Virginia State Senate Rejects Proposal to Try Repeat Juvenile Offenders as Adults

A Virginia Senate committee shot down a proposed bill that would have automatically transferred juveniles with repeat violent offenses to adult courts.

Under Gov. Robert McDonnell’s proposal, juveniles as young as 14 could have been tried as adults in Virginia’s courts.

The bill, supported by Gov. McDonnell and sponsored by State Sen. Bill Stanley -- both Republicans -- would have also given prosecutors the ability to try juveniles charged with specific gang-related crimes or multiple drug offenses as adults.

Had the bill passed, minors with more than one offense of selling marijuana could have potentially been prosecuted as adults within the state’s judicial system.

By an 11-4 vote, a state Senate committee rejected the legislation, with several of the sitting members stating that they were reluctant to pass a bill that took away the discretion of judges.

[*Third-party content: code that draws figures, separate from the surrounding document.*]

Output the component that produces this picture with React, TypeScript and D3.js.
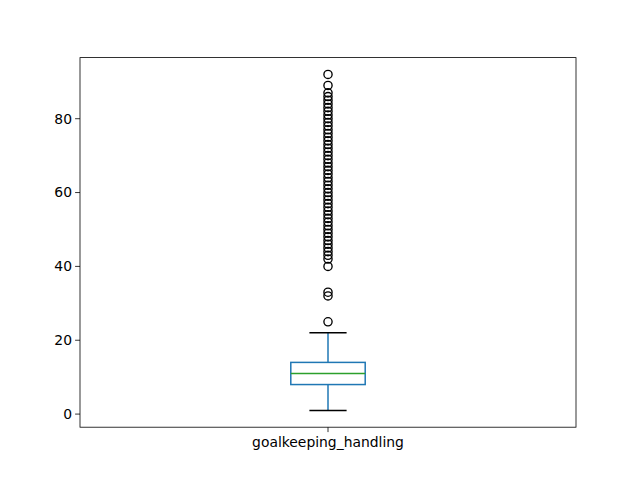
// Box plot of goalkeeping_handling, drawn with D3 scales in JSX
import * as d3 from "d3"

const categories = ["goalkeeping_handling"]
const whiskerLow = [1]
const q1 = [8]
const median = [11]
const q3 = [14]
const whiskerHigh = [22]
// flier values (integer ratings)
const outliers = [
  25, 32, 33, 40, 42, 43, 44, 45, 46, 47, 48, 49, 50, 51, 52, 53, 54, 55, 56, 57,
  58, 59, 60, 61, 62, 63, 64, 65, 66, 67, 68, 69, 70, 71, 72, 73, 74, 75, 76, 77,
  78, 79, 80, 81, 82, 83, 84, 85, 86, 87, 89, 92,
]
const yTicks = [0, 20, 40, 60, 80]

const W = 640
const H = 480
const margin = { left: 80, right: 64, top: 57.6, bottom: 52.8 }
const font = "DejaVu Sans, sans-serif"

export default function App() {
  const x = d3.scaleLinear().domain([0.5, 1.5]).range([margin.left, W - margin.right])
  const allVals = [...whiskerLow, ...whiskerHigh, ...outliers]
  const lo = d3.min(allVals)!
  const hi = d3.max(allVals)!
  const pad = (hi - lo) * 0.05
  const y = d3.scaleLinear().domain([lo - pad, hi + pad]).range([H - margin.bottom, margin.top])

  const boxW = 0.15
  const blue = "#1f77b4"

  return (
    <svg width={W} height={H} style={{ position: "absolute", left: 0, top: 0, background: "#fff" }}>
      {categories.map((c, i) => {
        const pos = i + 1
        const x0 = x(pos - boxW / 2)
        const x1 = x(pos + boxW / 2)
        const cx = x(pos)
        const c0 = x(pos - boxW / 4)
        const c1 = x(pos + boxW / 4)
        return (
          <g key={c}>
            {/* whiskers */}
            <line x1={cx} x2={cx} y1={y(q1[i])} y2={y(whiskerLow[i])} stroke={blue} strokeWidth={1.5} />
            <line x1={cx} x2={cx} y1={y(q3[i])} y2={y(whiskerHigh[i])} stroke={blue} strokeWidth={1.5} />
            {/* caps */}
            <line x1={c0} x2={c1} y1={y(whiskerLow[i])} y2={y(whiskerLow[i])} stroke="#000" strokeWidth={1.5} />
            <line x1={c0} x2={c1} y1={y(whiskerHigh[i])} y2={y(whiskerHigh[i])} stroke="#000" strokeWidth={1.5} />
            {/* box */}
            <rect x={x0} y={y(q3[i])} width={x1 - x0} height={y(q1[i]) - y(q3[i])} fill="none" stroke={blue} strokeWidth={1.5} />
            <line x1={x0} x2={x1} y1={y(median[i])} y2={y(median[i])} stroke="#2ca02c" strokeWidth={1.5} />
            {/* fliers */}
            {outliers.map((v, k) => (
              <circle key={k} cx={cx} cy={y(v)} r={4.1} fill="none" stroke="#000" strokeWidth={1.35} />
            ))}
            {/* x tick */}
            <line x1={cx} x2={cx} y1={H - margin.bottom} y2={H - margin.bottom + 4.9} stroke="#000" strokeWidth={0.8} />
            <text x={cx} y={H - margin.bottom + 20} textAnchor="middle" fontFamily={font} fontSize={13.9} fill="#000">{c}</text>
          </g>
        )
      })}

      {/* y axis ticks */}
      {yTicks.map((t) => (
        <g key={t}>
          <line x1={margin.left - 4.9} x2={margin.left} y1={y(t)} y2={y(t)} stroke="#000" strokeWidth={0.8} />
          <text x={margin.left - 8} y={y(t)} dy="0.35em" textAnchor="end" fontFamily={font} fontSize={13.9} fill="#000">{t}</text>
        </g>
      ))}

      {/* frame */}
      <rect x={margin.left} y={margin.top} width={W - margin.left - margin.right} height={H - margin.top - margin.bottom} fill="none" stroke="#000" strokeWidth={0.8} />
    </svg>
  )
}
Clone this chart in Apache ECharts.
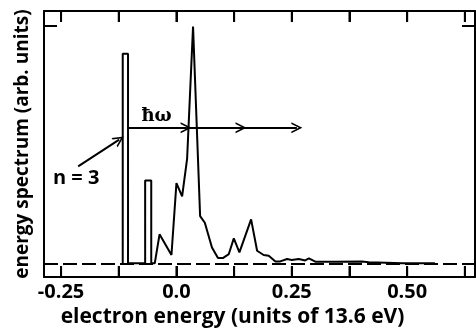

Earlier this year, a state Senate committee passed a bill that would require juveniles older than 13 to be listed as registered sex offenders if they are convicted of rape, forcible sodomy or object sexual penetration in a juvenile court. The legislation also gives state judges limited ability to retroactively place juveniles already found delinquent of serious sexual offenses on registration lists, which would only be available to law-enforcement personnel.